───── DATA EXCERPTS
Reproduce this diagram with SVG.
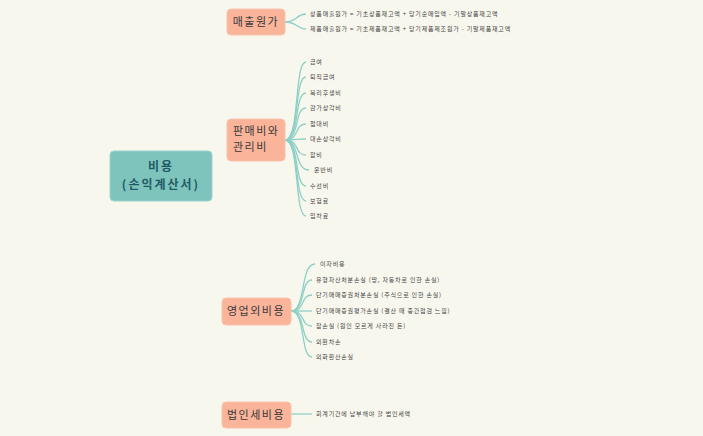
<svg xmlns="http://www.w3.org/2000/svg" width="703" height="436" viewBox="0 0 703 436">
<defs><style>
.c{fill:none;stroke:#8fd0c6;stroke-width:1.3}
.b rect{fill:#f9b49a;stroke:#f7c4ae;stroke-width:1}
.b text{font-family:"Noto Sans CJK KR",sans-serif;font-size:11px;fill:#3a3a3a;letter-spacing:1.5px}
.l{font-family:"Noto Sans CJK KR",sans-serif;font-size:6px;fill:#444;letter-spacing:0.8px}
</style></defs>
<rect width="703" height="436" fill="#f8f7ed"/>
<g id="connectors">
<path class="c" d="M285,22 C298,22 296,14 306,14"/>
<path class="c" d="M285,22 C298,22 296,29 306,29"/>
<g>
<path class="c" d="M285,140 C300,140 294,62 306,62"/>
<path class="c" d="M285,140 C300,140 294,77 306,77"/>
<path class="c" d="M285,140 C300,140 294,93 306,93"/>
<path class="c" d="M285,140 C300,140 294,108 306,108"/>
<path class="c" d="M285,140 C300,140 294,124 306,124"/>
<path class="c" d="M285,140 C300,140 294,139 306,139"/>
<path class="c" d="M285,140 C300,140 294,155 306,155"/>
<path class="c" d="M285,140 C300,140 294,170 309,170"/>
<path class="c" d="M285,140 C300,140 294,186 306,186"/>
<path class="c" d="M285,140 C300,140 294,201 306,201"/>
<path class="c" d="M285,140 C300,140 294,216 306,216"/>
</g>
<g>
<path class="c" d="M291,311 C306,311 300,264 315,264"/>
<path class="c" d="M291,311 C306,311 300,280 312,280"/>
<path class="c" d="M291,311 C306,311 300,295 312,295"/>
<path class="c" d="M291,311 C306,311 300,311 312,311"/>
<path class="c" d="M291,311 C306,311 300,326 312,326"/>
<path class="c" d="M291,311 C306,311 300,342 312,342"/>
<path class="c" d="M291,311 C306,311 300,357 312,357"/>
</g>
<path class="c" d="M291,414 L312,414"/>
</g>
<g id="root">
<rect x="110" y="151" width="102" height="50" rx="4" fill="#7ec4bc" stroke="#9ad3cc"/>
<text x="161" y="171" text-anchor="middle" font-family="Noto Sans CJK KR,sans-serif" font-size="12" font-weight="bold" fill="#1f5a66" letter-spacing="2">비용</text>
<text x="161" y="189" text-anchor="middle" font-family="Noto Sans CJK KR,sans-serif" font-size="12" font-weight="bold" fill="#1f5a66" letter-spacing="2">(손익계산서)</text>
</g>
<g id="n1" class="b"><rect x="227" y="9" width="58" height="26" rx="4"/><text x="256" y="26" text-anchor="middle">매출원가</text></g>
<g id="n2" class="b"><rect x="227" y="119" width="58" height="42" rx="4"/><text x="233" y="135">판매비와</text><text x="233" y="151">관리비</text></g>
<g id="n3" class="b"><rect x="222" y="298" width="69" height="27" rx="4"/><text x="256" y="315" text-anchor="middle">영업외비용</text></g>
<g id="n4" class="b"><rect x="222" y="402" width="69" height="26" rx="4"/><text x="256" y="419" text-anchor="middle">법인세비용</text></g>
<g id="leaves">
<text class="l" x="310" y="16">상품매출원가 = 기초상품재고액 + 당기순매입액 - 기말상품재고액</text>
<text class="l" x="310" y="31">제품매출원가 = 기초제품재고액 + 당기제품제조원가 - 기말제품재고액</text>
<text class="l" x="310" y="64">급여</text>
<text class="l" x="310" y="79">퇴직급여</text>
<text class="l" x="310" y="95">복리후생비</text>
<text class="l" x="310" y="110">감가상각비</text>
<text class="l" x="310" y="126">접대비</text>
<text class="l" x="310" y="141">대손상각비</text>
<text class="l" x="310" y="157">잡비</text>
<text class="l" x="314" y="172">운반비</text>
<text class="l" x="310" y="188">수선비</text>
<text class="l" x="310" y="203">보험료</text>
<text class="l" x="310" y="218">임차료</text>
<text class="l" x="320" y="266">이자비용</text>
<text class="l" x="316" y="282">유형자산처분손실 (땅, 자동차로 인한 손실)</text>
<text class="l" x="316" y="297">단기매매증권처분손실 (주식으로 인한 손실)</text>
<text class="l" x="316" y="313">단기매매증권평가손실 (결산 때 중간점검 느낌)</text>
<text class="l" x="316" y="328">잡손실 (원인 모르게 사라진 돈)</text>
<text class="l" x="316" y="344">외환차손</text>
<text class="l" x="316" y="359">외화환산손실</text>
<text class="l" x="316" y="416">회계기간에 납부해야 할 법인세액</text>
</g>
</svg>
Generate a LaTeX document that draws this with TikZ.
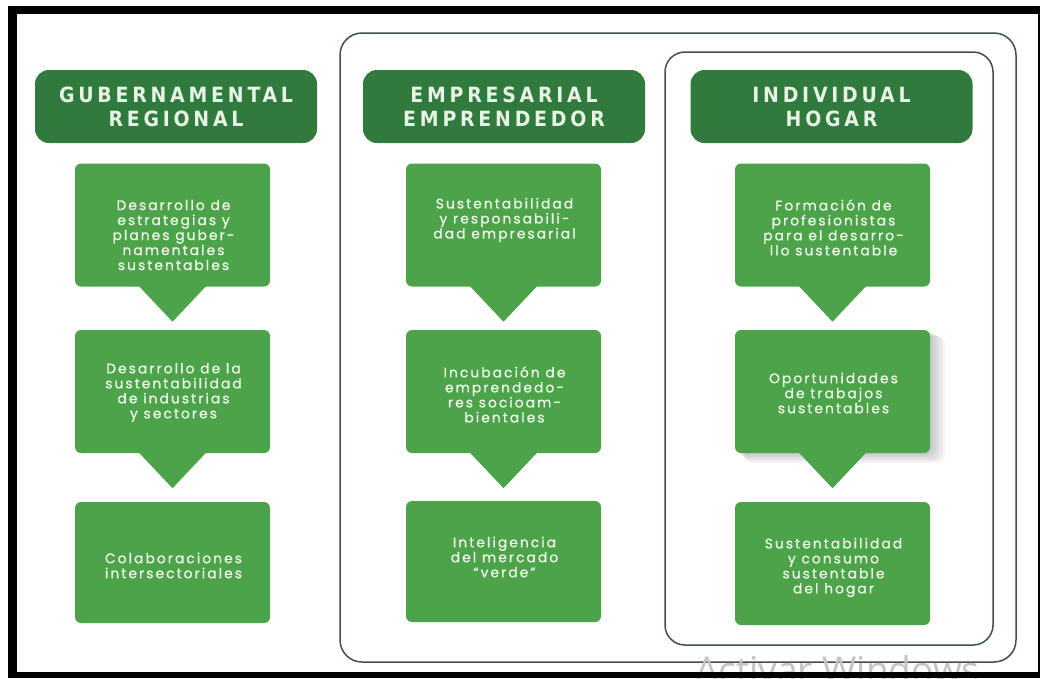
\documentclass[tikz,border=0pt]{standalone}
\usepackage{fontspec}
\setmainfont{Poppins}
\newfontfamily\headfont[LetterSpace=18]{DejaVu Sans Condensed Bold}
\newfontfamily\bodyfont[LetterSpace=15, FakeBold=1]{Poppins}
\newfontfamily\wmfont{Open Sans}
\usetikzlibrary{calc}
\definecolor{hdgreen}{RGB}{47,122,60}
\definecolor{cardgreen}{RGB}{76,163,74}
\definecolor{hdtext}{RGB}{232,243,230}
\definecolor{cardtext}{RGB}{236,247,232}
\definecolor{framecol}{RGB}{62,82,68}
\definecolor{wmgray}{RGB}{196,196,196}
\begin{document}
\begin{tikzpicture}[x=1pt,y=-1pt,
  header/.style={fill=hdgreen, rounded corners=14pt, minimum width=282pt, minimum height=73pt,
    inner sep=0pt, text=hdtext, align=center, font=\headfont\fontsize{21}{24}\selectfont},
  card/.style={fill=cardgreen, rounded corners=6pt, minimum width=195pt, minimum height=123pt, inner sep=0pt},
  cardtext/.style={text=cardtext, align=center, font=\bodyfont\fontsize{13.8}{15}\selectfont, inner sep=0pt},
  pointer/.style={fill=cardgreen},
  frameline/.style={draw=framecol, line width=1.5pt}]
\useasboundingbox (0,0) rectangle (1040,678);
\fill[white] (0,0) rectangle (1040,678);

% frames
\draw[frameline, rounded corners=22pt] (340,33) rectangle (1016,662);
\draw[frameline, rounded corners=20pt] (665,52) rectangle (993,645);

% headers
\node[header] (h1) at (176,106.5) {GUBERNAMENTAL\\REGIONAL};
\node[header] (h2) at (504,106.5) {EMPRESARIAL\\EMPRENDEDOR};
\node[header] (h3) at (831.5,106.5) {INDIVIDUAL\\HOGAR};

% shadow for right middle card
\foreach \s in {2,4,6,8,10} {
  \fill[black, opacity=0.045, rounded corners=8pt] (735+\s,330+\s*0.6) rectangle (930+\s*1.5,453+\s);
}

% cards
\node[card] (a1) at (172.5,225) {};
\node[card] (a2) at (172.5,391.5) {};
\node[card, minimum height=121pt] (a3) at (172.5,562.5) {};
\node[card] (b1) at (503.5,225) {};
\node[card] (b2) at (503.5,391.5) {};
\node[card, minimum height=121pt] (b3) at (503.5,561.5) {};
\node[card] (c1) at (832.5,225) {};
\node[card] (c2) at (832.5,391.5) {};
\node[card] (c3) at (832.5,563.5) {};

% pointers
\foreach \n in {a1,a2,b1,b2,c1,c2} {
  \fill[pointer] ([xshift=-34pt,yshift=1pt]\n.south) -- ([xshift=34pt,yshift=1pt]\n.south) -- ([yshift=-35pt]\n.south) -- cycle;
}

% texts
\node[cardtext] (ta1) at (173.5,235) {Desarrollo de\\estrategias y\\planes guber-\\namentales\\sustentables};
\node[cardtext] (ta2) at (173.5,392.5) {Desarrollo de la\\sustentabilidad\\de industrias\\y sectores};
\node[cardtext] (ta3) at (173.5,565.5) {Colaboraciones\\intersectoriales};
\node[cardtext] (tb1) at (504.5,220) {Sustentabilidad\\y responsabili-\\dad empresarial};
\node[cardtext] (tb2) at (504.5,394.5) {Incubación de\\emprendedo-\\res socioam-\\bientales};
\node[cardtext] (tb3) at (504.5,557) {Inteligencia\\del mercado\\“verde”};
\node[cardtext] (tc1) at (833.5,227.5) {Formación de\\profesionistas\\para el desarro-\\llo sustentable};
\node[cardtext] (tc2) at (833.5,393) {Oportunidades\\de trabajos\\sustentables};
\node[cardtext] (tc3) at (833.5,567.5) {Sustentabilidad\\y consumo\\sustentable\\del hogar};

% watermark
\node[anchor=base west, inner sep=0pt, text=wmgray, font=\wmfont\fontsize{37}{37}\selectfont] (wm) at (695,683) {Activar Windows};

% black border
\fill[black] (8,6) rectangle (1040,14);
\fill[black] (8,6) rectangle (17,678);
\fill[black] (8,672) rectangle (1040,678);
\fill[black] (1038,6) rectangle (1040,678);
\end{tikzpicture}
\end{document}
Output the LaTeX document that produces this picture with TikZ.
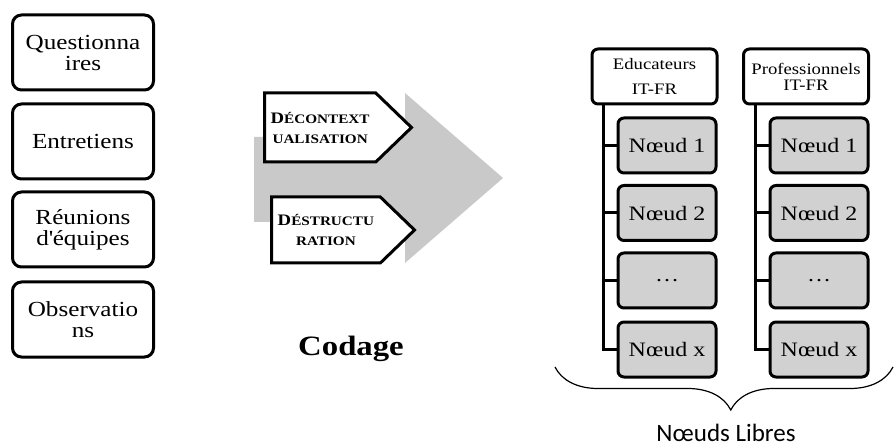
\documentclass[tikz,border=0pt]{standalone}
\usepackage{fontspec}
\setmainfont[FakeStretch=1.17]{Liberation Serif}
\newfontfamily\libresans{Carlito}
\usepackage{tikz}
\usetikzlibrary{shapes.symbols,decorations.pathreplacing}
\definecolor{boxgray}{rgb}{0.82,0.82,0.82}
\definecolor{arrowgray}{rgb}{0.79,0.79,0.79}
\newcommand{\capsline}[2]{{\fontsize{16}{20}\selectfont #1}{\fontsize{13}{20}\selectfont #2}}

\begin{document}
\begin{tikzpicture}[x=1pt,y=-1pt,
    srcbox/.style={draw,line width=3pt,rounded corners=9pt,minimum width=141pt,minimum height=75pt,align=center,font=\fontsize{21.5}{21}\selectfont},
    tagbox/.style={draw,fill=white,line width=3pt,signal,signal to=east,signal pointer angle=88,align=center,font=\bfseries\fontsize{13}{20}\selectfont,anchor=west},
    hdrbox/.style={draw,line width=3pt,rounded corners=6pt,minimum width=125pt,minimum height=55pt,align=center},
    nodebox/.style={draw,fill=boxgray,line width=3pt,rounded corners=6pt,minimum width=98pt,minimum height=55pt,font=\fontsize{20.5}{20}\selectfont},
    tree/.style={line width=3pt}]
            \useasboundingbox (0,0) rectangle (894,446);

            % sources
            \foreach \k/\y/\t in {1/52.5/Questionna\\ires, 2/141.5/Entretiens, 3/229.5/Réunions\\d\textquotesingle équipes, 4/319.5/Observatio\\ns}
              \node[srcbox] (src\k) at (83,\y) {\t};

            % codage
            \fill[arrowgray] (254,137) -- (405,137) -- (405,93) -- (503,178) -- (405,263) -- (405,222) -- (254,222) -- cycle;
            \node[tagbox,minimum width=147pt,minimum height=69pt] (decontext) at (263,127.5) {\capsline{D}{ÉCONTEXT}\\UALISATION};
            \node[tagbox,minimum width=143pt,minimum height=66pt] (destruct) at (270,230) {\capsline{D}{ÉSTRUCTU}\\RATION};
            \node[font=\bfseries\fontsize{28}{28}\selectfont] (codage) at (351,349) {Codage};

            % noeuds libres
            \node[hdrbox,font=\fontsize{16}{25}\selectfont] (hdrA) at (654.5,76.5) {Educateurs\\IT-FR};
            \node[hdrbox,font=\fontsize{16}{16}\selectfont] (hdrB) at (806,76.5) {Professionnels\\IT-FR};
            \foreach \k/\y/\t in {1/145.5/Nœud 1, 2/213/Nœud 2, 3/280.5/\ldots, 4/349.5/Nœud x} {
              \node[nodebox] (nA\k) at (667,\y) {\t};
              \node[nodebox] (nB\k) at (819,\y) {\t};
              \draw[tree] ([xshift=13pt]hdrA.south west) |- (nA\k.west);
              \draw[tree] ([xshift=13pt]hdrB.south west) |- (nB\k.west);
            }

            \coordinate (braceL) at (555,367);
            \coordinate (braceR) at (893,367);
            \draw[decorate,decoration={brace,mirror,amplitude=43pt,aspect=0.52},line width=1.2pt] (braceL) -- (braceR);
            \node[font=\libresans\fontsize{25}{25}\selectfont,anchor=base,inner sep=1pt] (libres) at (726,441) {Nœuds Libres};
\end{tikzpicture}
\end{document}
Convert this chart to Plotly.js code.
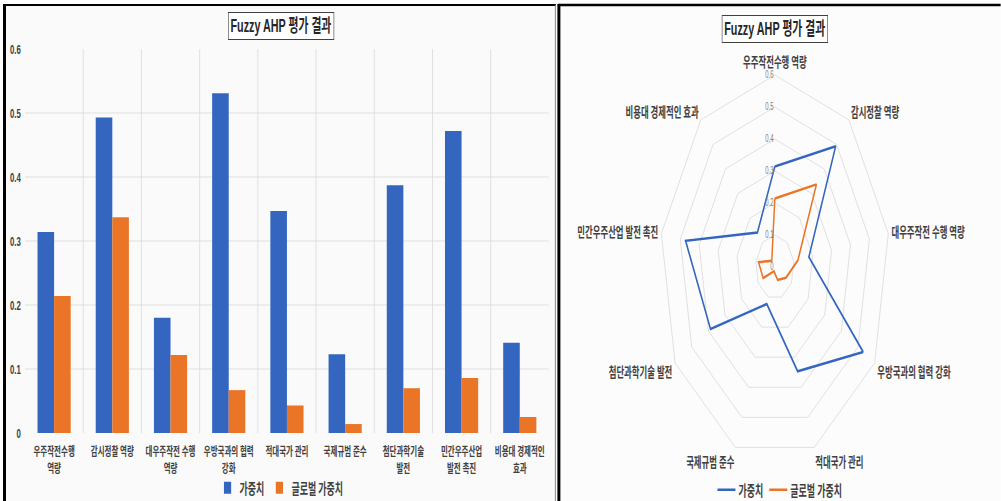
<!DOCTYPE html>
<html><head><meta charset="utf-8">
<script src="https://cdn.plot.ly/plotly-3.0.1.min.js"></script>
<style>
html,body{margin:0;padding:0;background:#fff;overflow:hidden;width:1001px;height:501px}
#chart{width:1668px;height:501px;transform:scaleX(0.6);transform-origin:0 0}
</style>
</head><body><div id="chart"></div>
<script>
// ---- data ----
const categories = ['우주작전수행 역량','감시정찰 역량','대우주작전 수행 역량','우방국과의 협력 강화','적대국가 관리','국제규범 준수','첨단과학기술 발전','민간우주산업 발전 촉진','비용대 경제적인 효과'];
const barTickLabels = ['우주작전수행<br>역량','감시정찰 역량','대우주작전 수행<br>역량','우방국과의 협력<br>강화','적대국가 관리','국제규범 준수','첨단과학기술<br>발전','민간우주산업<br>발전 촉진','비용대 경제적인<br>효과'];
const weights = [0.314,0.493,0.180,0.531,0.347,0.123,0.387,0.472,0.141];
const globalWeights = [0.214,0.337,0.122,0.067,0.043,0.014,0.070,0.086,0.025];
const radialTicks = [0,0.1,0.2,0.3,0.4,0.5,0.6];
const seriesNames = ['가중치','글로벌 가중치'];
const chartTitle = 'Fuzzy AHP 평가 결과';

// ---- style ----
// The reference picture is horizontally compressed (factor 0.6); the chart is drawn
// wider and then squeezed by CSS so that fractions of the paper match the reference.
const F = 0.6, REFW = 1001, H = 501, W = Math.round(REFW / F);
const BLUE = '#3466bf', ORANGE = '#ea7526';
const KR = 'Noto Sans CJK KR, sans-serif';
const LAT = 'Liberation Sans, Noto Sans CJK KR, sans-serif';
const px = v => v / REFW, py = v => 1 - v / H;

const traces = [
  {type:'bar', name:seriesNames[0], x:categories, y:weights, marker:{color:BLUE}, legend:'legend', hoverinfo:'none'},
  {type:'bar', name:seriesNames[1], x:categories, y:globalWeights, marker:{color:ORANGE}, legend:'legend', hoverinfo:'none'},
  {type:'scatterpolar', mode:'lines', name:seriesNames[0], theta:categories.concat(categories[0]), r:weights.concat(weights[0]), line:{color:BLUE, width:2.5}, subplot:'polar', legend:'legend2', hoverinfo:'none'},
  {type:'scatterpolar', mode:'lines', name:seriesNames[1], theta:categories.concat(categories[0]), r:globalWeights.concat(globalWeights[0]), line:{color:ORANGE, width:2.5}, subplot:'polar', legend:'legend2', hoverinfo:'none'}
];

const titleBox = (x, y) => ({text:chartTitle, xref:'paper', yref:'paper', x:px(x), y:py(y), xanchor:'center', yanchor:'middle', showarrow:false,
  font:{family:LAT, size:18, color:'#262626', weight:'bold'}, bordercolor:'#404040', borderwidth:1, borderpad:3, bgcolor:'#ffffff'});

const shapes = [
  {type:'rect', xref:'paper', yref:'paper', x0:px(5), x1:px(555), y0:py(5), y1:py(501), fillcolor:'#fafafa', line:{width:0}, layer:'below'},
  {type:'rect', xref:'paper', yref:'paper', x0:px(559), x1:px(1001), y0:py(5), y1:py(501), fillcolor:'#fcfcfc', line:{width:0}, layer:'below'},
  {type:'line', xref:'paper', yref:'paper', x0:px(4.5), x1:px(4.5), y0:py(4), y1:py(501), line:{color:'#000', width:5}},
  {type:'line', xref:'paper', yref:'paper', x0:px(3), x1:px(556), y0:py(5), y1:py(5), line:{color:'#000', width:2}},
  {type:'line', xref:'paper', yref:'paper', x0:px(555.5), x1:px(555.5), y0:py(5), y1:py(501), line:{color:'#888', width:1.7}},
  {type:'line', xref:'paper', yref:'paper', x0:px(559), x1:px(559), y0:py(4), y1:py(501), line:{color:'#000', width:5}},
  {type:'line', xref:'paper', yref:'paper', x0:px(558), x1:px(1001), y0:py(5), y1:py(5), line:{color:'#000', width:2.5}}
];

// polar domain: a square of 384 px (height) around the reference centre (775, 267)
const R = 192, cx = 775 / REFW * W, cy = 267;
const layout = {
  width:W, height:H, margin:{l:0, r:0, t:0, b:0, autoexpand:false},
  paper_bgcolor:'#ffffff', plot_bgcolor:'rgba(0,0,0,0)',
  barmode:'group', bargap:0.43, bargroupgap:0,
  xaxis:{domain:[px(25), px(549)], tickvals:categories, ticktext:barTickLabels, tickangle:0, tickson:'boundaries', showgrid:true, gridcolor:'#d9d9d9', ticks:'', showline:false, zeroline:false, ticklabelstandoff:10, tickfont:{family:KR, size:12.5, color:'#404040', weight:'bold'}, fixedrange:true},
  yaxis:{domain:[py(433), py(49)], range:[0,0.6], dtick:0.1, showgrid:true, gridcolor:'#d9d9d9', zeroline:false, showline:false, ticks:'', ticklabelstandoff:6, tickfont:{family:LAT, size:13, color:'#404040', weight:'bold'}, fixedrange:true},
  polar:{
    domain:{x:[(cx - R) / W, (cx + R) / W], y:[py(cy + R), py(cy - R)]},
    gridshape:'linear', bgcolor:'rgba(0,0,0,0)',
    angularaxis:{type:'category', categoryarray:categories, direction:'clockwise', rotation:90, showgrid:false, showline:true, linecolor:'#d9d9d9', linewidth:1, ticks:'outside', ticklen:2, tickcolor:'rgba(0,0,0,0)', tickfont:{family:KR, size:14, color:'#404040', weight:'bold'}},
    radialaxis:{range:[0,0.6], tickvals:radialTicks, angle:90, tickangle:90, side:'counterclockwise', showline:false, ticks:'', showgrid:true, gridcolor:'#d9d9d9', gridwidth:1, tickfont:{family:LAT, size:10, color:'#7f7f7f'}}
  },
  legend:{orientation:'h', x:px(281), xanchor:'center', y:py(488), yanchor:'middle', font:{family:KR, size:15, color:'#404040', weight:'bold'}, bgcolor:'rgba(0,0,0,0)', itemwidth:30, traceorder:'normal'},
  legend2:{orientation:'h', x:px(780), xanchor:'center', y:py(490), yanchor:'middle', font:{family:KR, size:15, color:'#404040', weight:'bold'}, bgcolor:'rgba(0,0,0,0)', itemwidth:30, traceorder:'normal'},
  annotations:[titleBox(281, 25.5), titleBox(775, 29)],
  shapes, showlegend:true
};
const ready = document.fonts ? Promise.all([
  document.fonts.load('bold 13px "Noto Sans CJK KR"', '가중치'),
  document.fonts.load('13px "Noto Sans CJK KR"', '가중치'),
  document.fonts.load('bold 13px "Liberation Sans"', 'Fuzzy')
]).catch(() => null) : Promise.resolve();
ready.then(() => Plotly.newPlot('chart', traces, layout, {displayModeBar:false, staticPlot:true}));
</script></body></html>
──────────
### [DIRECTIVE]
Keep to the lines above from the line with "Convert this chart to Plotly.js code." to the line with "const chartTitle = 'Fuzzy AHP 평가 결과';", and set down exactly those, inclusive, with nothing else and every picture left out.

### [ANSWER TO THIS PROBLEM]
Convert this chart to Plotly.js code.
<!DOCTYPE html>
<html><head><meta charset="utf-8">
<script src="https://cdn.plot.ly/plotly-3.0.1.min.js"></script>
<style>
html,body{margin:0;padding:0;background:#fff;overflow:hidden;width:1001px;height:501px}
#chart{width:1668px;height:501px;transform:scaleX(0.6);transform-origin:0 0}
</style>
</head><body><div id="chart"></div>
<script>
// ---- data ----
const categories = ['우주작전수행 역량','감시정찰 역량','대우주작전 수행 역량','우방국과의 협력 강화','적대국가 관리','국제규범 준수','첨단과학기술 발전','민간우주산업 발전 촉진','비용대 경제적인 효과'];
const barTickLabels = ['우주작전수행<br>역량','감시정찰 역량','대우주작전 수행<br>역량','우방국과의 협력<br>강화','적대국가 관리','국제규범 준수','첨단과학기술<br>발전','민간우주산업<br>발전 촉진','비용대 경제적인<br>효과'];
const weights = [0.314,0.493,0.180,0.531,0.347,0.123,0.387,0.472,0.141];
const globalWeights = [0.214,0.337,0.122,0.067,0.043,0.014,0.070,0.086,0.025];
const radialTicks = [0,0.1,0.2,0.3,0.4,0.5,0.6];
const seriesNames = ['가중치','글로벌 가중치'];
const chartTitle = 'Fuzzy AHP 평가 결과';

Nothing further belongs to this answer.